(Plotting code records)
════

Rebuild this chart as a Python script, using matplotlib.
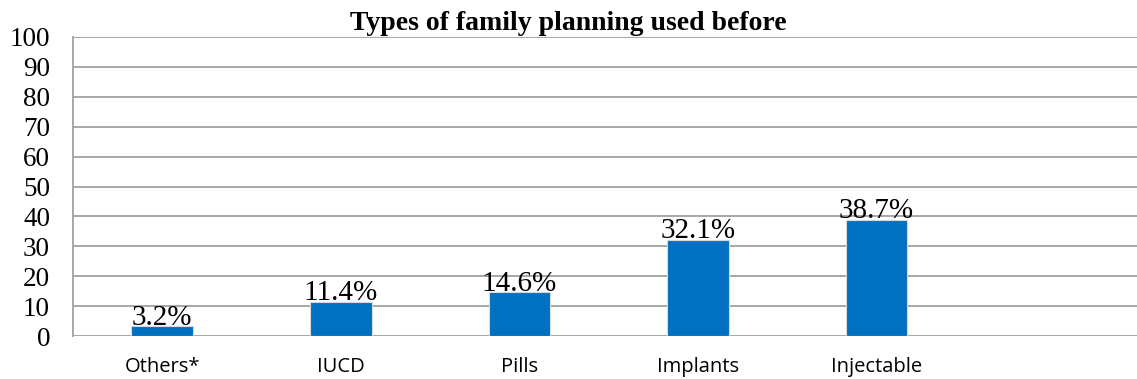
import numpy as np
import matplotlib.pyplot as plt

# data
methods = ['Others*', 'IUCD', 'Pills', 'Implants', 'Injectable']
percent = [3.2, 11.4, 14.6, 32.1, 38.7]
yticks = list(range(0, 101, 10))

fig = plt.figure(figsize=(11.37, 3.79), dpi=100)
ax = fig.add_axes([73 / 1137, 1 - 336 / 379, 1 - 73 / 1137, 299 / 379])

x = np.arange(len(methods))
bars = ax.bar(x, percent, width=0.345, color='#0070C0', edgecolor='#d9d9d9',
              linewidth=0.8, zorder=3)

for b, v in zip(bars, percent):
    ax.text(b.get_x() + b.get_width() / 2, v - 1.4, '{}%'.format(v),
            ha='center', va='bottom', family='Liberation Serif', fontsize=21,
            zorder=4)

ax.set_xlim(-0.5, 5.46)
ax.set_ylim(0, 100)
ax.set_yticks(yticks)
ax.set_yticklabels([str(t) for t in yticks], family='Liberation Serif', fontsize=19.5)
ax.set_xticks(x)
ax.set_xticklabels(methods, family='Open Sans', fontsize=14.5)
ax.tick_params(axis='y', length=0, pad=16.5)
ax.tick_params(axis='x', length=0, pad=15)

ax.grid(axis='y', color='#a0a0a0', linewidth=1.3, zorder=0)
for s in ['top', 'right', 'bottom']:
    ax.spines[s].set_visible(False)
ax.spines['left'].set_color('#a0a0a0')
ax.spines['left'].set_linewidth(1.3)

fig.text(0.5, 1 - 24 / 379, 'Types of family planning used before', ha='center',
         va='center', family='Liberation Serif', fontweight='bold', fontsize=20)

fig.savefig('out.png', dpi=100)
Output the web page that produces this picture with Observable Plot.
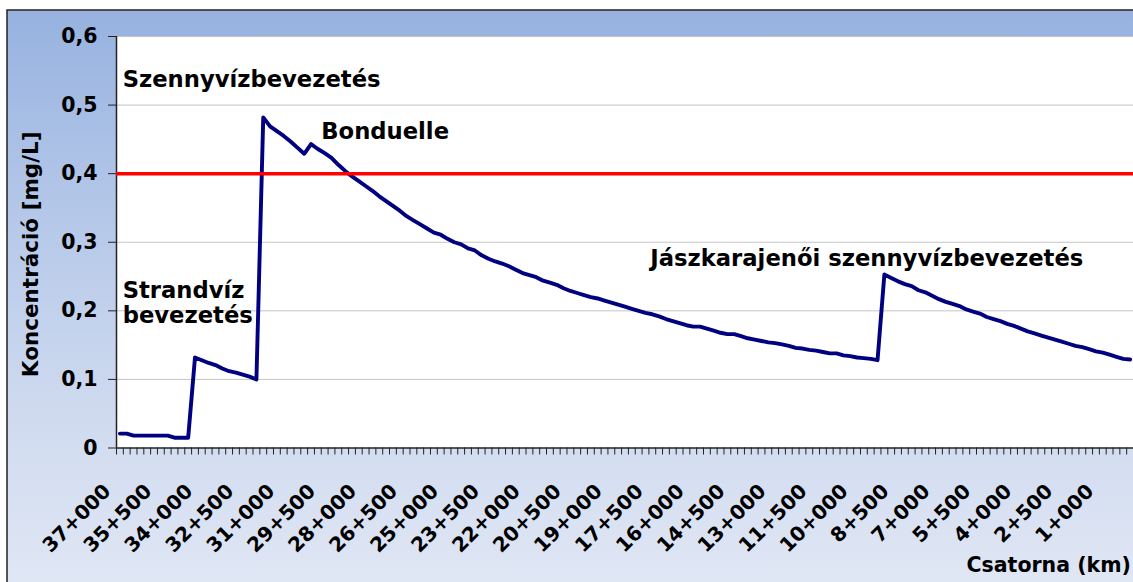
<!DOCTYPE html>
<html>
<head>
<meta charset="utf-8">
<script src="https://cdn.jsdelivr.net/npm/d3@7"></script>
<script src="https://cdn.jsdelivr.net/npm/@observablehq/plot@0.6"></script>
<style>
  body { margin: 0; background: #ffffff; }
  #chart svg { display: block; }
</style>
</head>
<body>
<div id="chart"></div>
<script>
// Stations every 250 m, from 37+000 down to 0+000 (index 0 = 37+000)
const startKm = 37;
const stepKm = 0.25;

// Concentration [mg/L] at each station
const concentration = [
  0.021, 0.021, 0.018, 0.018, 0.018, 0.018, 0.018, 0.018, 0.015, 0.015,
  0.015, 0.132, 0.128, 0.124, 0.121, 0.116, 0.112, 0.110, 0.107, 0.104,
  0.100, 0.482, 0.469, 0.462, 0.455, 0.447, 0.438, 0.429, 0.443, 0.436,
  0.430, 0.423, 0.413, 0.404, 0.396, 0.389, 0.382, 0.375, 0.367, 0.360,
  0.353, 0.346, 0.338, 0.332, 0.326, 0.320, 0.314, 0.311, 0.305, 0.300,
  0.297, 0.291, 0.288, 0.281, 0.276, 0.272, 0.269, 0.265, 0.260, 0.255,
  0.252, 0.249, 0.244, 0.241, 0.238, 0.233, 0.229, 0.226, 0.223, 0.220,
  0.218, 0.215, 0.212, 0.209, 0.206, 0.203, 0.200, 0.197, 0.195, 0.192,
  0.188, 0.185, 0.182, 0.179, 0.177, 0.177, 0.174, 0.171, 0.168, 0.166,
  0.166, 0.163, 0.160, 0.158, 0.156, 0.154, 0.153, 0.151, 0.149, 0.146,
  0.145, 0.143, 0.142, 0.140, 0.138, 0.138, 0.135, 0.134, 0.132, 0.131,
  0.130, 0.128, 0.253, 0.248, 0.243, 0.239, 0.236, 0.230, 0.227, 0.222,
  0.217, 0.213, 0.210, 0.207, 0.202, 0.199, 0.196, 0.191, 0.188, 0.185,
  0.181, 0.178, 0.174, 0.170, 0.167, 0.164, 0.161, 0.158, 0.155, 0.152,
  0.149, 0.147, 0.144, 0.141, 0.139, 0.136, 0.133, 0.130, 0.129
];

// Category tick labels shown on the x axis
const tickLabels = [
  "37+000", "35+500", "34+000", "32+500", "31+000", "29+500", "28+000",
  "26+500", "25+000", "23+500", "22+000", "20+500", "19+000", "17+500",
  "16+000", "14+500", "13+000", "11+500", "10+000", "8+500", "7+000",
  "5+500", "4+000", "2+500", "1+000"
];

const yTicks = [0, 0.1, 0.2, 0.3, 0.4, 0.5, 0.6];
const gridValues = [0.1, 0.2, 0.3, 0.4, 0.5, 0.6];
const limitValue = [0.4];

const yTitle = "Koncentráció [mg/L]";
const xTitle = "Csatorna (km)";

// Annotations: text, station index, concentration
const noteTexts = ["Szennyvízbevezetés", "Bonduelle", "Strandvíz\nbevezetés", "Jászkarajenői szennyvízbevezetés"];
const noteStations = [0.4, 29.5, 0.4, 77.7];
const noteValues = [0.526, 0.450, 0.1825, 0.2655];

const stationIndex = concentration.map((_, i) => i);
const n = concentration.length;
const boundaries = d3.range(-0.5, n, 1);
const labelIndex = (s) => {
  const [k, m] = s.split("+");
  return (startKm - (+k + (+m) / 1000)) / stepKm;
};

const FONT = "DejaVu Sans";
const notes = noteTexts.map((t, i) => ({t, x: noteStations[i], y: noteValues[i]}));

const plot = Plot.plot({
  width: 1133,
  height: 582,
  marginLeft: 116,
  marginRight: 0,
  marginTop: 36,
  marginBottom: 134.5,
  style: { background: "transparent", fontFamily: FONT, overflow: "visible" },
  x: { domain: [-0.5, n - 0.5] },
  y: { domain: [0, 0.6] },
  marks: [
    Plot.frame({ fill: "white", stroke: null }),
    Plot.ruleY(gridValues, { stroke: "#c4c4c4", strokeWidth: 1 }),
    Plot.axisY(yTicks, {
      tickSize: 8, tickPadding: 11, label: null,
      tickFormat: d => String(d).replace(".", ","),
      fontSize: 20.5, fontWeight: "bold", fontFamily: FONT, color: "#000", stroke: "#222"
    }),
    Plot.axisX(boundaries, {
      tickSize: 7, tickFormat: () => "", label: null, stroke: "#222"
    }),
    Plot.ruleX([-0.5], { stroke: "#222", strokeWidth: 1.5 }),
    Plot.ruleY([0], { stroke: "#222", strokeWidth: 1.5 }),
    Plot.line(concentration, {
      x: stationIndex, y: d => d,
      stroke: "#000080", strokeWidth: 3.9, strokeLinejoin: "round", strokeLinecap: "round"
    }),
    Plot.ruleY(limitValue, { stroke: "#ff0000", strokeWidth: 3.5 }),
    Plot.text(tickLabels, {
      x: labelIndex, frameAnchor: "bottom", dx: -8, dy: 44.5, rotate: -45,
      text: d => d, textAnchor: "end", lineAnchor: "bottom",
      fontSize: 20, fontWeight: "bold", fontFamily: FONT, fill: "#000"
    }),
    Plot.text(notes, {
      x: "x", y: "y", text: "t", textAnchor: "start", lineAnchor: "bottom",
      lineHeight: 1.11,
      fontSize: 22.7, fontWeight: "bold", fontFamily: FONT, fill: "#000"
    }),
    Plot.text([yTitle], {
      frameAnchor: "left", dx: -79, dy: 12, rotate: -90,
      textAnchor: "middle", lineAnchor: "bottom",
      fontSize: 21.5, fontWeight: "bold", fontFamily: FONT, fill: "#000"
    }),
    Plot.text([xTitle], {
      frameAnchor: "bottom-right", dx: -167, dy: 123.5,
      textAnchor: "start", lineAnchor: "bottom",
      fontSize: 20.5, fontWeight: "bold", fontFamily: FONT, fill: "#000"
    })
  ]
});

// Chart-area background (gradient panel with dark border), placed behind everything
const svg = d3.select(plot);
const defs = svg.insert("defs", ":first-child");
const grad = defs.append("linearGradient").attr("id", "bgGrad")
  .attr("x1", 0).attr("y1", 0).attr("x2", 0).attr("y2", 1);
[["0%", "#97b2e0"], ["40%", "#b9cbea"], ["72%", "#d2dcf0"], ["100%", "#e1e8f5"]]
  .forEach(([o, c]) => grad.append("stop").attr("offset", o).attr("stop-color", c));
svg.insert("rect", "defs + *")
  .attr("x", 7).attr("y", 10).attr("width", 1140).attr("height", 590)
  .attr("fill", "url(#bgGrad)").attr("stroke", "#222").attr("stroke-width", 1.5);

document.getElementById("chart").appendChild(plot);
</script>
</body>
</html>
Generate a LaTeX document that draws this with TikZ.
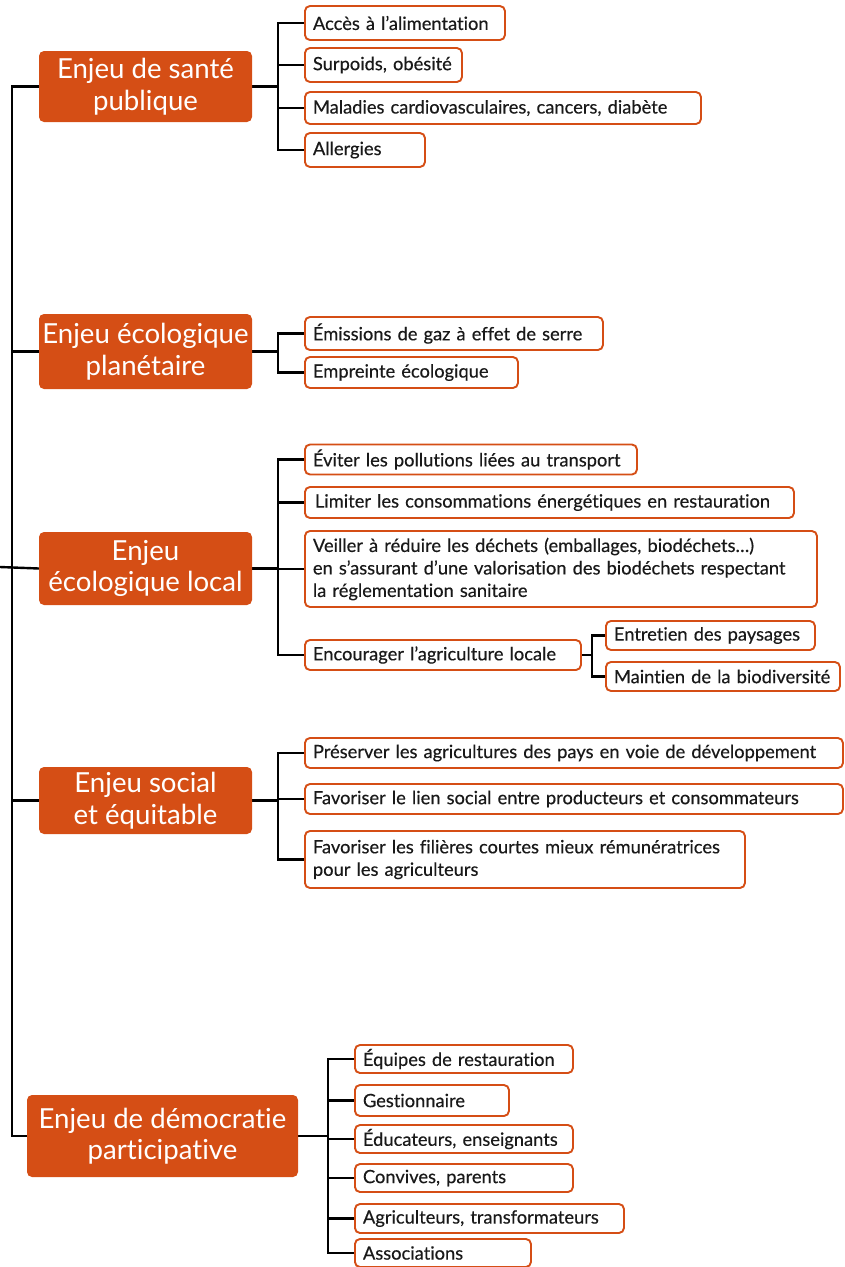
\documentclass[tikz,border=0pt]{standalone}
\usepackage{fontspec}
\setmainfont{Lato}[Ligatures={TeX,NoCommon}]
\newfontfamily\leaffam{Lato}[FakeBold=0.35,Ligatures={TeX,NoCommon}]
\usetikzlibrary{backgrounds}
\definecolor{orangeC}{RGB}{213,78,21}
\definecolor{txt}{RGB}{25,25,25}
\newcommand\mainfont{\fontsize{27.6}{31.5}\selectfont}
\newcommand\leaffont{\leaffam\fontsize{18.3}{22.5}\selectfont}
\tikzset{
  mainbox/.style={fill=orangeC, draw=none, rounded corners=5pt, text=white, font=\mainfont, align=center, inner sep=0pt},
  leafbox/.style={draw=orangeC, line width=1.9pt, rounded corners=5pt, fill=white, anchor=west, align=left, text=txt, font=\leaffont, inner xsep=8pt, inner ysep=0pt},
  link/.style={draw=black, line width=2.4pt, line join=miter}
}
\begin{document}
\begin{tikzpicture}[x=1pt,y=-1pt]
\useasboundingbox (0,0) rectangle (844,1267);
% main boxes
\node[mainbox, minimum width=213, minimum height=71] (m1) at (145.5,86.5) {Enjeu de santé\\publique};
\node[mainbox, minimum width=213, minimum height=75] (m2) at (145.5,351.5) {Enjeu écologique\\planétaire};
\node[mainbox, minimum width=213, minimum height=73] (m3) at (145.5,568.5) {Enjeu\\écologique local};
\node[mainbox, minimum width=213, minimum height=67] (m4) at (145.5,800.5) {Enjeu social\\et équitable};
\node[mainbox, minimum width=271, minimum height=82] (m5) at (162.5,1136) {Enjeu de démocratie\\participative};
% leaves
\node[leafbox, minimum height=34, text width=184] (c11) at (304,23) {\mbox{Accès à l’alimentation}};
\node[leafbox, minimum height=34, text width=141] (c12) at (304,65) {\mbox{Surpoids, obésité}};
\node[leafbox, minimum height=32, text width=380] (c13) at (304,108) {\mbox{Maladies cardiovasculaires, cancers, diabète}};
\node[leafbox, minimum height=34, text width=104] (c14) at (304,150) {Allergies};
\node[leafbox, minimum height=33, text width=282] (c21) at (304,333.5) {\mbox{Émissions de gaz à effet de serre}};
\node[leafbox, minimum height=31, text width=197] (c22) at (304,372.5) {\mbox{Empreinte écologique}};
\node[leafbox, minimum height=30, text width=316] (c31) at (304,459.5) {\mbox{Éviter les pollutions liées au transport}};
\node[leafbox, minimum height=31, text width=473] (c32) at (304,502.5) {\mbox{\hspace*{2pt}Limiter les consommations énergétiques en restauration}};
\node[leafbox, minimum height=76, text width=496] (c33) at (304,569) {\mbox{Veiller à réduire les déchets (emballages, biodéchets…)}\\\mbox{en s’assurant d’une valorisation des biodéchets respectant}\\\mbox{la réglementation sanitaire}};
\node[leafbox, minimum height=30, text width=260] (c34) at (304,655) {\mbox{Encourager l’agriculture locale}};
\node[leafbox, minimum height=29, text width=193] (c35) at (605,635.5) {\mbox{Entretien des paysages}};
\node[leafbox, minimum height=29, text width=218] (c36) at (605,676.5) {\mbox{Maintien de la biodiversité}};
\node[leafbox, minimum height=30, text width=522] (c41) at (304,753) {\mbox{Préserver les agricultures des pays en voie de développement}};
\node[leafbox, minimum height=30, text width=522] (c42) at (304,799) {\mbox{Favoriser le lien social entre producteurs et consommateurs}};
\node[leafbox, minimum height=57, text width=424] (c43) at (304,859.5) {\mbox{Favoriser les filières courtes mieux rémunératrices}\\\mbox{pour les agriculteurs}};
\node[leafbox, minimum height=28, text width=202] (c51) at (354,1059) {\mbox{Équipes de restauration}};
\node[leafbox, minimum height=31, text width=138] (c52) at (354,1100.5) {Gestionnaire};
\node[leafbox, minimum height=28, text width=202] (c53) at (354,1139) {\mbox{Éducateurs, enseignants}};
\node[leafbox, minimum height=28, text width=202] (c54) at (354,1178) {\mbox{Convives, parents}};
\node[leafbox, minimum height=29, text width=253] (c55) at (354,1218.5) {\mbox{Agriculteurs, transformateurs}};
\node[leafbox, minimum height=28, text width=160] (c56) at (354,1253) {Associations};
% connectors
\begin{scope}[on background layer]
\coordinate (root) at (0,567);
\coordinate (sp) at (12,567);
\draw[link] (root) -- (m3.west);
\foreach \m in {m1,m2,m4,m5} \draw[link] (\m.west) -| (sp);
\coordinate (b1) at (278,86.5);
\draw[link] (m1.east) -- (b1);
\foreach \c in {c11,c12,c13,c14} \draw[link] (\c.west) -| (b1);
\coordinate (b2) at (278,351.5);
\draw[link] (m2.east) -- (b2);
\foreach \c in {c21,c22} \draw[link] (\c.west) -| (b2);
\coordinate (b3) at (278,568.5);
\draw[link] (m3.east) -- (b3);
\foreach \c in {c31,c32,c33,c34} \draw[link] (\c.west) -| (b3);
\coordinate (b3s) at (592,655);
\draw[link] (c34.east) -- (b3s);
\foreach \c in {c35,c36} \draw[link] (\c.west) -| (b3s);
\coordinate (b4) at (278,800.5);
\draw[link] (m4.east) -- (b4);
\foreach \c in {c41,c42,c43} \draw[link] (\c.west) -| (b4);
\coordinate (b5) at (328,1136);
\draw[link] (m5.east) -- (b5);
\foreach \c in {c51,c52,c53,c54,c55,c56} \draw[link] (\c.west) -| (b5);
\end{scope}
\end{tikzpicture}
\end{document}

════

• STATED TASK:
Pick out the lines that have the word "with". Copy them all.

• RESULT:
Output the web page that produces this picture with Observable Plot.
// Chart-area background (gradient panel with dark border), placed behind everything
Generate a LaTeX document that draws this with TikZ.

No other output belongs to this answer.